Juan Wilfredo Soto, in the Parque Vidal / Angel Santiesteban

Juan Wilfredo Soto

For Mother’s Day the Cuban government gives exactly what can cause the most pain: the loss of a child. And the Great Mother, the Nation, is mourning another of its sons who, like the long-ago freedom fighters, the Mambises, decided to die rather than be abused, expelled from his own land, a park, Vidal Park, where he took his first steps in life and from where some thugs tried to evict him.

Juan Wilfredo Soto was a man of principles. From his youth he presented his ideas against the “revolutionary process” and, therefore, at age 17, was expelled from school and imprisoned, for which he was known as the “Student.” Then followed other convictions for the same alleged “crimes”, rights that the Constitution of the United Nations itself recognizes as inalienable for all human, but which the Cuban government considers violations of its “iron fist” policy.

One day we will also have a “Wailing Wall” and there we will carve the names of those who have been dying in silence for over fifty years, without an electronic medium that could deliver the news and break the jaw of censorship, reaching the new era thanks to satellites, where they cannot stop the names of Orlando Zapata and Juan Wilfredo Soto escaping, men who will be together because they chose to take the path of freedom and become the pride of their countrymen.

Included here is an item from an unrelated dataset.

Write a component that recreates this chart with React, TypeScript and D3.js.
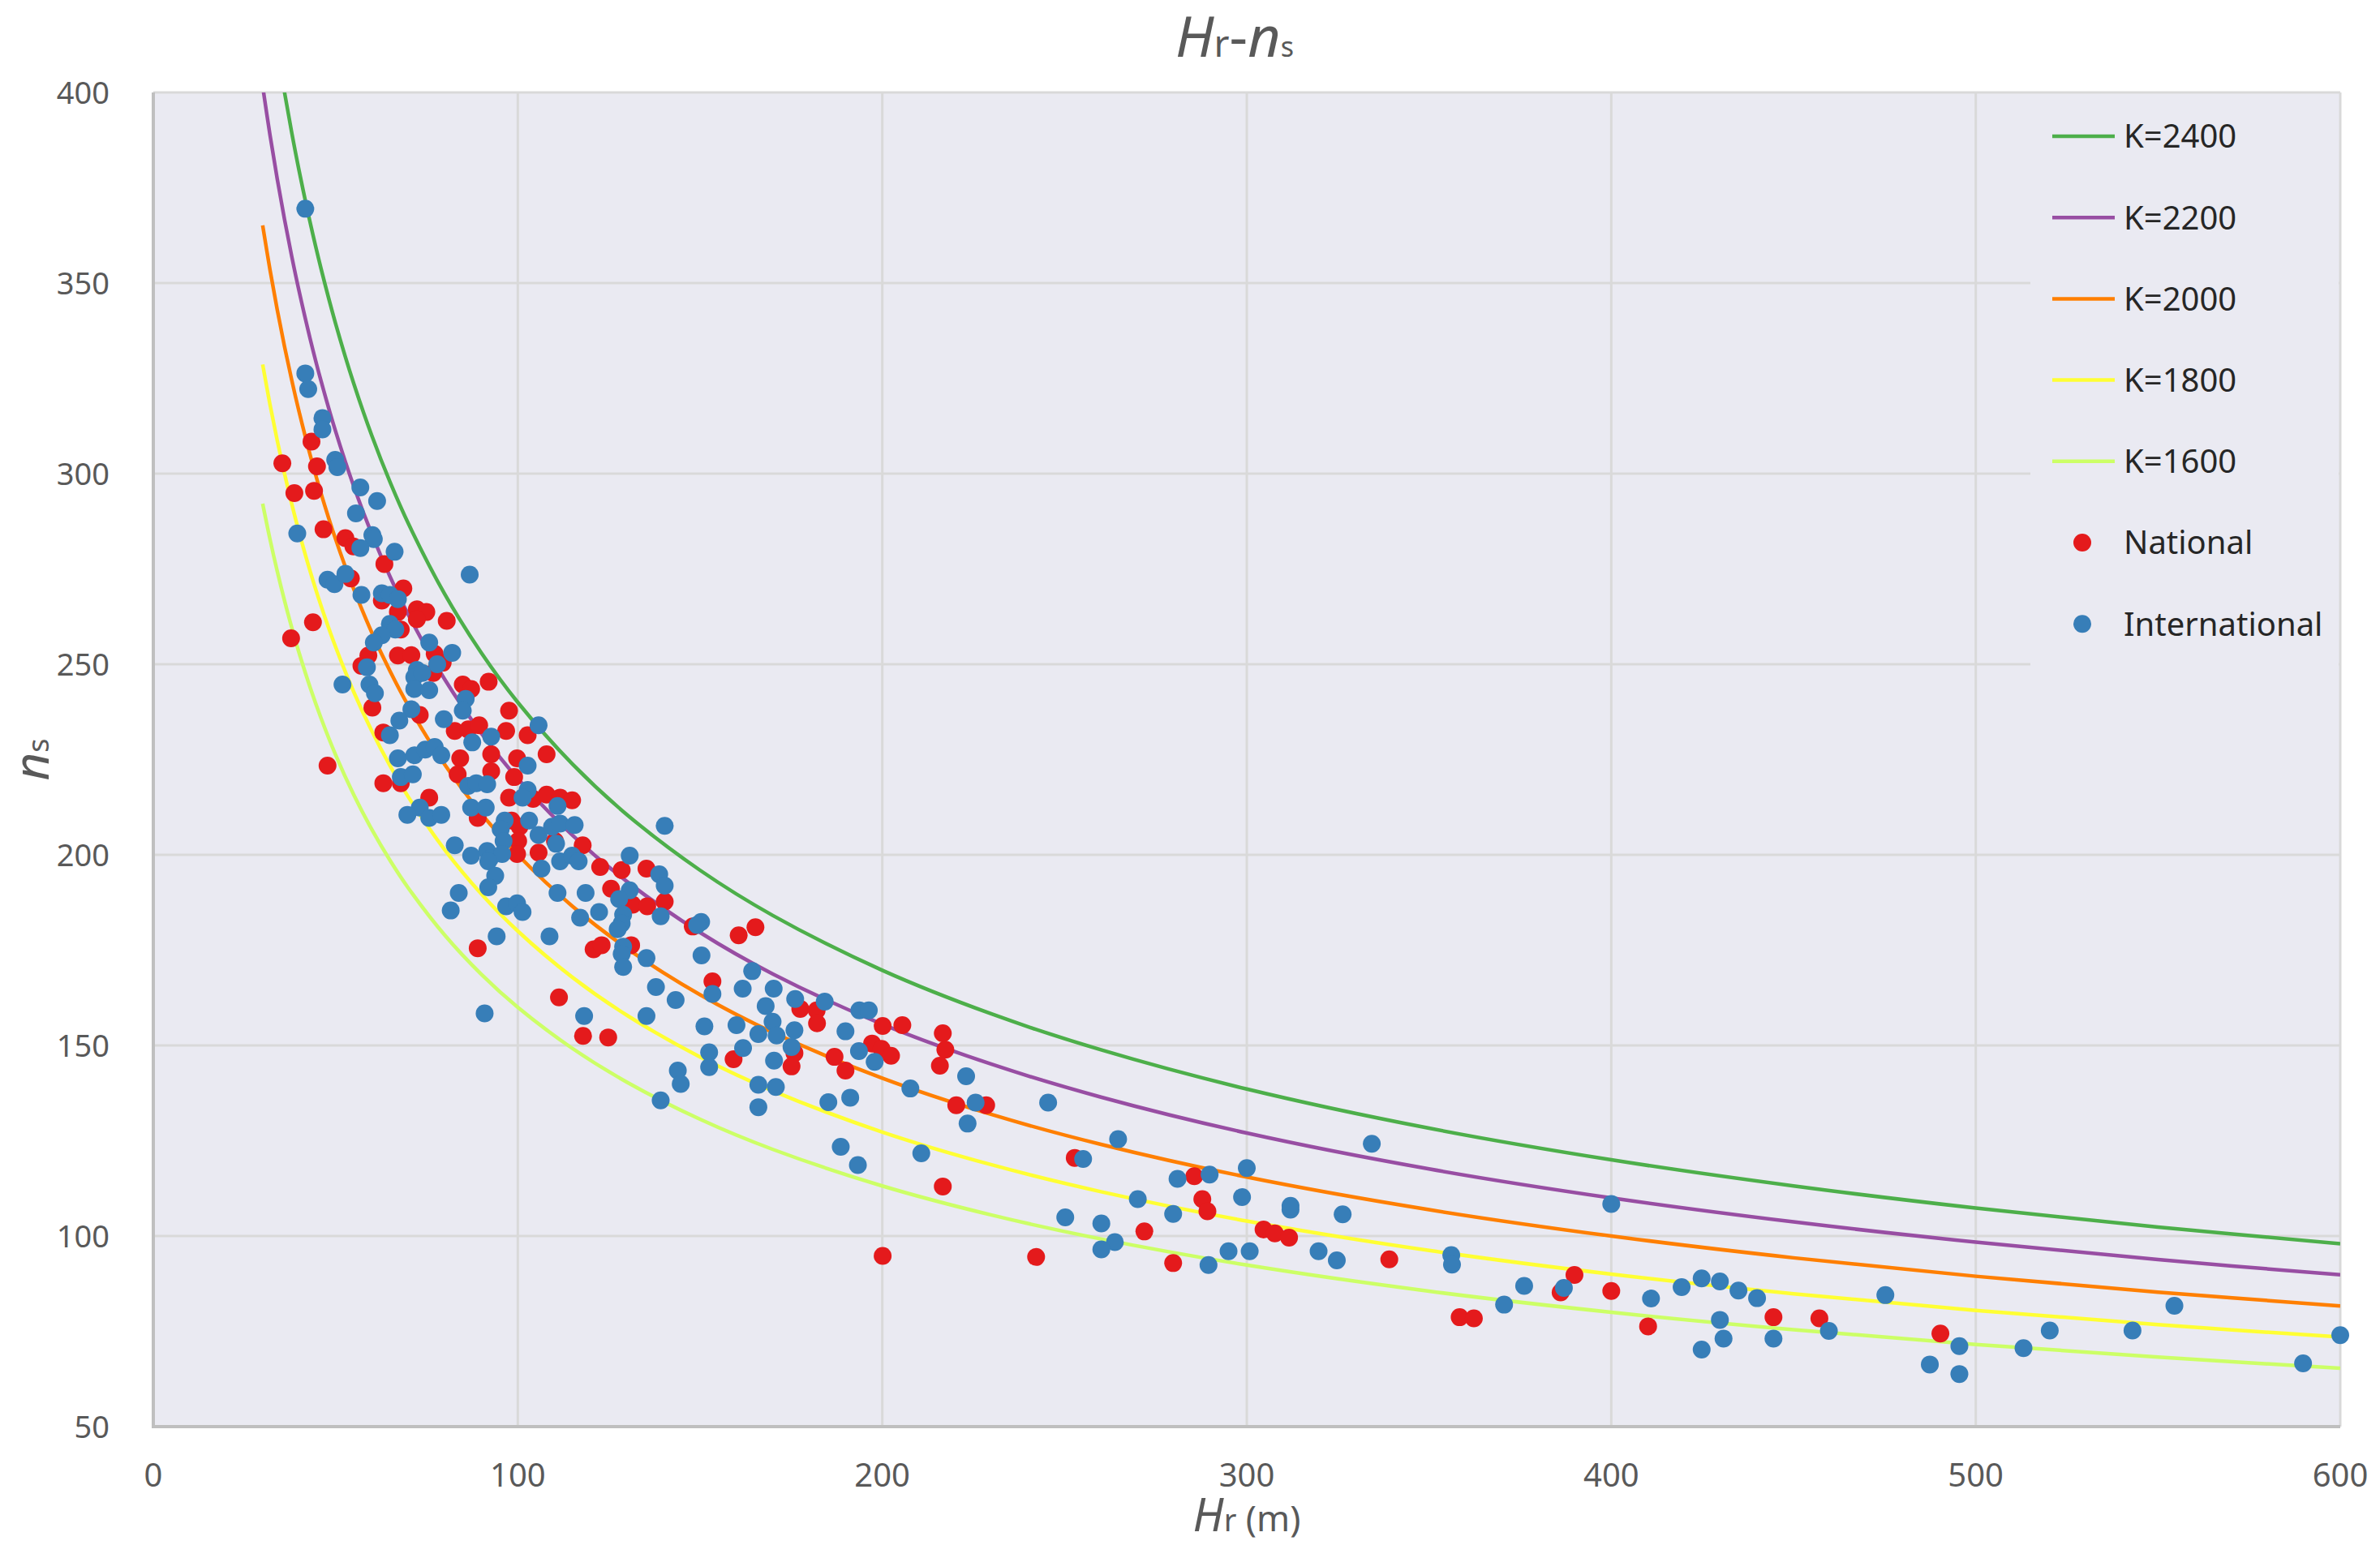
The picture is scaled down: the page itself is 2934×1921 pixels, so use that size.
import { curveCatmullRom, line as d3Line, scaleLinear } from "d3";

// ---- data ----
const xTicks = [0, 100, 200, 300, 400, 500, 600];
const yTicks = [50, 100, 150, 200, 250, 300, 350, 400];

// model curves: ns = K / sqrt(Hr), drawn from Hr = 30 to 600
const curveK = [2400, 2200, 2000, 1800, 1600];
const curveColors = ["#4DAF4A", "#984EA3", "#FF7F00", "#FFFF33", "#CCFF66"];
const curveH = [30, 32, 34, 36, 38, 40, 43, 46, 50, 55, 60, 65, 70, 80, 90, 100, 115, 130, 150, 170, 200, 230, 260, 300, 350, 400, 450, 500, 550, 600];

// [Hr, ns]
const national: [number, number][] = [
  [43.4, 308.4], [35.4, 302.7], [44.9, 301.9], [38.7, 294.9], [44.1, 295.5], [46.7, 285.4], [52.7, 283.1],
  [54.9, 280.9], [63.4, 276.3], [54.2, 272.5], [68.6, 269.9],
  [62.7, 266.7], [67.1, 263.7], [72.3, 264.4], [74.9, 263.7], [72.3, 261.8], [80.5, 261.4], [43.8, 261.0],
  [37.8, 256.8], [67.9, 259.1], [67.1, 252.3], [70.8, 252.4], [77.2, 252.7], [79.4, 250.4], [59.0, 252.3],
  [57.1, 249.6], [76.8, 247.7], [84.9, 244.7], [87.2, 243.5], [92.0, 245.4], [60.1, 238.6], [97.6, 237.8],
  [73.1, 236.7], [82.7, 232.5], [86.4, 232.9], [89.4, 234.0], [96.8, 232.5], [102.7, 231.4], [63.1, 232.1],
  [107.9, 226.4], [84.2, 225.3], [92.7, 226.4], [99.8, 225.3], [83.5, 221.1], [92.7, 221.9], [99.0, 220.4],
  [63.1, 218.8], [67.9, 218.8], [97.6, 215.0], [104.2, 214.7], [107.9, 215.8], [111.6, 215.0], [75.7, 215.0],
  [89.0, 209.7], [98.3, 209.0], [100.5, 207.4], [110.2, 203.6], [100.1, 203.6], [99.8, 200.2], [105.7, 200.6],
  [89.0, 175.5], [47.8, 223.4], [111.3, 162.6],
  [114.9, 214.3], [117.8, 202.5], [122.6, 196.8], [128.5, 196.0], [135.3, 196.4], [125.6, 191.1], [131.5, 186.9],
  [135.5, 186.5], [140.3, 187.7], [120.8, 175.2], [123.0, 176.3], [131.1, 176.3], [148.0, 181.2], [160.6, 178.9],
  [165.2, 181.0], [153.4, 166.8], [177.5, 159.6], [182.0, 159.2],
  [117.9, 152.5], [124.8, 152.1], [175.9, 148.0], [175.1, 144.5], [182.1, 155.8], [197.2, 150.5], [199.8, 149.1],
  [202.4, 147.3], [200.1, 155.1], [200.1, 94.8], [186.9, 147.0], [189.9, 143.4], [159.2, 146.4],
  [205.5, 155.3], [216.6, 153.2], [217.3, 148.9], [215.8, 144.7], [220.3, 134.3], [228.5, 134.3], [252.8, 120.5],
  [216.6, 113.0], [285.6, 115.7], [287.8, 109.7], [289.2, 106.5], [271.9, 101.2], [242.2, 94.5], [279.8, 92.9],
  [304.6, 101.7], [307.7, 100.7], [311.6, 99.6], [339.1, 93.9],
  [358.4, 78.7], [362.3, 78.4], [386.1, 85.2], [389.9, 89.8], [400.0, 85.6], [410.1, 76.3], [444.5, 78.7],
  [457.1, 78.4], [490.3, 74.4],
];

const international: [number, number][] = [
  [41.7, 369.5], [41.7, 326.3], [42.5, 322.2], [46.4, 314.6], [46.4, 311.6], [49.9, 303.6], [50.5, 301.7],
  [56.8, 296.4], [61.4, 292.8], [55.6, 289.6], [39.5, 284.3], [60.1, 283.9], [60.5, 282.8], [56.8, 280.5],
  [66.2, 279.5], [86.8, 273.5], [47.8, 272.2], [49.7, 271.0], [52.7, 273.7],
  [57.1, 268.2], [62.7, 268.6], [64.9, 268.2], [67.1, 267.1], [64.9, 260.6], [66.4, 259.1], [62.7, 257.6],
  [60.5, 255.7], [75.7, 255.7], [82.0, 253.0], [58.6, 249.2], [77.9, 250.0], [72.3, 248.5], [71.6, 246.6],
  [73.8, 247.7], [51.9, 244.7], [59.3, 244.7], [71.6, 243.5], [75.7, 243.2], [60.8, 242.4], [85.7, 240.9],
  [84.9, 237.8], [70.8, 238.2], [79.7, 235.6], [105.7, 234.0], [67.5, 235.2], [64.9, 231.4], [92.7, 231.0],
  [87.5, 229.5], [102.7, 223.4], [67.1, 225.3], [71.6, 226.1], [74.6, 227.6], [77.2, 228.3], [79.0, 226.1],
  [67.9, 220.4], [71.2, 221.1], [86.4, 218.1], [88.6, 218.8], [91.6, 218.5], [102.7, 217.0], [101.3, 215.0],
  [110.9, 212.8], [73.1, 212.4], [69.7, 210.5], [75.7, 209.7], [79.0, 210.5], [87.2, 212.4], [91.2, 212.4],
  [96.4, 209.0], [103.1, 209.0], [95.3, 206.7], [105.7, 205.2], [109.4, 207.4], [111.6, 208.2], [96.1, 203.6],
  [110.5, 202.9], [82.7, 202.5], [87.2, 199.8], [91.6, 201.0], [92.4, 199.1], [95.7, 200.2], [91.9, 198.3],
  [106.5, 196.4], [111.6, 198.3], [93.8, 194.5], [91.9, 191.5], [83.8, 190.0], [110.9, 190.0], [81.6, 185.4],
  [96.8, 186.5], [99.8, 187.3], [101.3, 185.0], [94.2, 178.6], [108.7, 178.6], [90.9, 158.4],
  [115.6, 207.8], [114.9, 199.8], [116.7, 198.3], [118.6, 190.0], [130.7, 199.8], [138.8, 194.9], [140.3, 191.9],
  [130.7, 190.7], [127.8, 188.4], [139.2, 183.9], [122.3, 185.0], [117.1, 183.5], [128.9, 184.3], [128.5, 182.0],
  [127.4, 180.5], [128.9, 175.9], [128.5, 174.0], [128.9, 170.6], [135.3, 172.9], [150.3, 182.4], [149.2, 181.6],
  [150.4, 173.6], [164.3, 169.5], [153.4, 163.5], [137.9, 165.3], [143.3, 161.9], [161.7, 164.9], [170.2, 164.9],
  [168.0, 160.3], [176.1, 162.2], [184.2, 161.5], [193.7, 159.2], [196.3, 159.2], [118.2, 157.7], [135.3, 157.7],
  [140.3, 207.6],
  [151.2, 155.0], [160.0, 155.3], [169.9, 156.2], [171.0, 152.6], [166.0, 153.0], [175.9, 154.0], [175.1, 149.6],
  [189.9, 153.7], [193.6, 148.5], [197.9, 145.7], [185.2, 135.1], [191.2, 136.3], [188.6, 123.4], [193.3, 118.6],
  [152.5, 148.2], [152.5, 144.3], [161.8, 149.3], [166.0, 139.7], [170.8, 139.1], [166.0, 133.8], [170.3, 146.0],
  [143.9, 143.4], [144.7, 139.9], [139.2, 135.6],
  [223.0, 141.9], [207.7, 138.7], [225.6, 135.0], [223.4, 129.5], [245.5, 135.0], [210.7, 121.7], [264.7, 125.4],
  [255.1, 120.2], [270.1, 109.7], [281.0, 115.0], [289.8, 116.1], [300.0, 117.8], [298.7, 110.2], [279.8, 105.8],
  [250.2, 104.9], [260.1, 103.3], [263.8, 98.4], [260.1, 96.5], [289.5, 92.4], [295.0, 96.0], [300.8, 96.0],
  [312.0, 106.9], [312.0, 107.9], [326.3, 105.7], [319.7, 96.0], [324.7, 93.6], [334.3, 124.2],
  [356.1, 95.0], [356.3, 92.5], [370.6, 82.0], [376.1, 86.9], [387.0, 86.4], [400.0, 108.4], [410.9, 83.6],
  [419.3, 86.6], [424.8, 88.9], [429.8, 88.1], [434.9, 85.7], [440.0, 83.7], [429.8, 78.0], [430.8, 73.1],
  [424.8, 70.2], [444.5, 73.1], [459.7, 75.1],
  [475.2, 84.5], [495.5, 71.1], [487.4, 66.3], [495.5, 63.8], [513.1, 70.6], [520.3, 75.2], [543.0, 75.2],
  [554.5, 81.7], [589.8, 66.6], [600.0, 74.0],
];

const WIDTH = 2934;
const HEIGHT = 1921;
const PLOT = { left: 189, right: 2885, top: 114, bottom: 1759 };
const RED = "#E41A1C";
const BLUE = "#377EB8";
const BG = "#EAEAF2";
const GRID = "#D9D9D9";
const TEXT = "#595959";
const FONT = "'Noto Sans', 'Open Sans', sans-serif";

export default function App() {
  const x = scaleLinear().domain([0, 600]).range([PLOT.left, PLOT.right]);
  const y = scaleLinear().domain([50, 400]).range([PLOT.bottom, PLOT.top]);

  const curvePath = (k: number) =>
    d3Line<number>()
      .x((h) => x(h))
      .y((h) => y(k / Math.sqrt(h)))
      .curve(curveCatmullRom.alpha(0.5))(curveH) ?? "";

  const legendRows = [
    ...curveK.map((k, i) => ({ label: `K=${k}`, color: curveColors[i], kind: "line" })),
    { label: "National", color: RED, kind: "dot" },
    { label: "International", color: BLUE, kind: "dot" },
  ];

  return (
    <svg
      width={WIDTH}
      height={HEIGHT}
      style={{ position: "absolute", left: 0, top: 0, background: "#fff" }}
      fontFamily={FONT}
    >
      <defs>
        <clipPath id="plot-clip">
          <rect x={PLOT.left} y={PLOT.top} width={PLOT.right - PLOT.left} height={PLOT.bottom - PLOT.top} />
        </clipPath>
      </defs>

      <rect x={PLOT.left} y={PLOT.top} width={PLOT.right - PLOT.left} height={PLOT.bottom - PLOT.top} fill={BG} />

      {xTicks.slice(1, -1).map((t) => (
        <line key={`gx${t}`} x1={x(t)} x2={x(t)} y1={PLOT.top} y2={PLOT.bottom} stroke={GRID} strokeWidth={3} />
      ))}
      {yTicks.slice(1, -1).map((t) => (
        <line key={`gy${t}`} x1={PLOT.left} x2={PLOT.right} y1={y(t)} y2={y(t)} stroke={GRID} strokeWidth={3} />
      ))}
      <line x1={PLOT.left} x2={PLOT.right} y1={PLOT.top} y2={PLOT.top} stroke={GRID} strokeWidth={3} />
      <line x1={PLOT.right} x2={PLOT.right} y1={PLOT.top} y2={PLOT.bottom} stroke={GRID} strokeWidth={3} />

      {/* legend box hides the gridlines behind it */}
      <rect x={2503} y={PLOT.top + 2} width={PLOT.right - 2503 - 2} height={756} fill={BG} />

      <g clipPath="url(#plot-clip)">
        {curveK.map((k, i) => (
          <path key={k} d={curvePath(k)} fill="none" stroke={curveColors[i]} strokeWidth={4.5} strokeLinejoin="round" />
        ))}
      </g>

      <g>
        {national.map(([h, n], i) => (
          <circle key={`r${i}`} cx={x(h)} cy={y(n)} r={11} fill={RED} />
        ))}
        {international.map(([h, n], i) => (
          <circle key={`b${i}`} cx={x(h)} cy={y(n)} r={11} fill={BLUE} />
        ))}
      </g>

      <line x1={PLOT.left} x2={PLOT.left} y1={PLOT.top} y2={PLOT.bottom + 2} stroke="#BFBFBF" strokeWidth={4} />
      <line x1={PLOT.left - 2} x2={PLOT.right} y1={PLOT.bottom} y2={PLOT.bottom} stroke="#BFBFBF" strokeWidth={4} />

      {yTicks.map((t) => (
        <text key={`ty${t}`} x={135} y={y(t)} dy="0.36em" textAnchor="end" fontSize={38} fill={TEXT}>
          {t}
        </text>
      ))}
      {xTicks.map((t) => (
        <text key={`tx${t}`} x={x(t)} y={1833} textAnchor="middle" fontSize={40} fill={TEXT}>
          {t}
        </text>
      ))}

      {/* legend */}
      {legendRows.map((row, i) => {
        const cy = 168 + i * 100.2;
        return (
          <g key={row.label}>
            {row.kind === "line" ? (
              <line x1={2530} x2={2607} y1={cy} y2={cy} stroke={row.color} strokeWidth={4.5} />
            ) : (
              <circle cx={2567} cy={cy} r={11} fill={row.color} />
            )}
            <text x={2618} y={cy} dy="0.36em" fontSize={40} fill="#262626">
              {row.label}
            </text>
          </g>
        );
      })}

      {/* title */}
      <text x={1522} y={70} textAnchor="middle" fill={TEXT} fontSize={70}>
        <tspan fontStyle="italic">H</tspan>
        <tspan fontSize={46}>r</tspan>
        <tspan>-</tspan>
        <tspan fontStyle="italic">n</tspan>
        <tspan fontSize={34}>s</tspan>
      </text>

      {/* axis titles */}
      <text x={1537} y={1888} textAnchor="middle" fill={TEXT} fontSize={56}>
        <tspan fontStyle="italic">H</tspan>
        <tspan fontSize={38}>r</tspan>
        <tspan fontSize={44}> (m)</tspan>
      </text>
      <text transform={`translate(60, ${(PLOT.top + PLOT.bottom) / 2}) rotate(-90)`} textAnchor="middle" fill={TEXT} fontSize={60}>
        <tspan fontStyle="italic">n</tspan>
        <tspan fontSize={36}>s</tspan>
      </text>
    </svg>
  );
}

As always, the Cuban press keeps silence or publishes the official version, drafted by the leaders of the State. Wasting words justifying a cruel murder, without offering more space in their newspapers than they allot to the whining of bin Laden, the “prodigal son” of Fidel Castro.

Perhaps this is the revenge of an eye for an eye. The Americans took away the most hated terrorist and the Cuban government, in response, bludgeoned to death a righteous man, although at the time he was defending merely the principle of being able to walk in the park in his city.

We have just buried John Wilfredo Soto, who is now a star blazing in the firmament, watching us.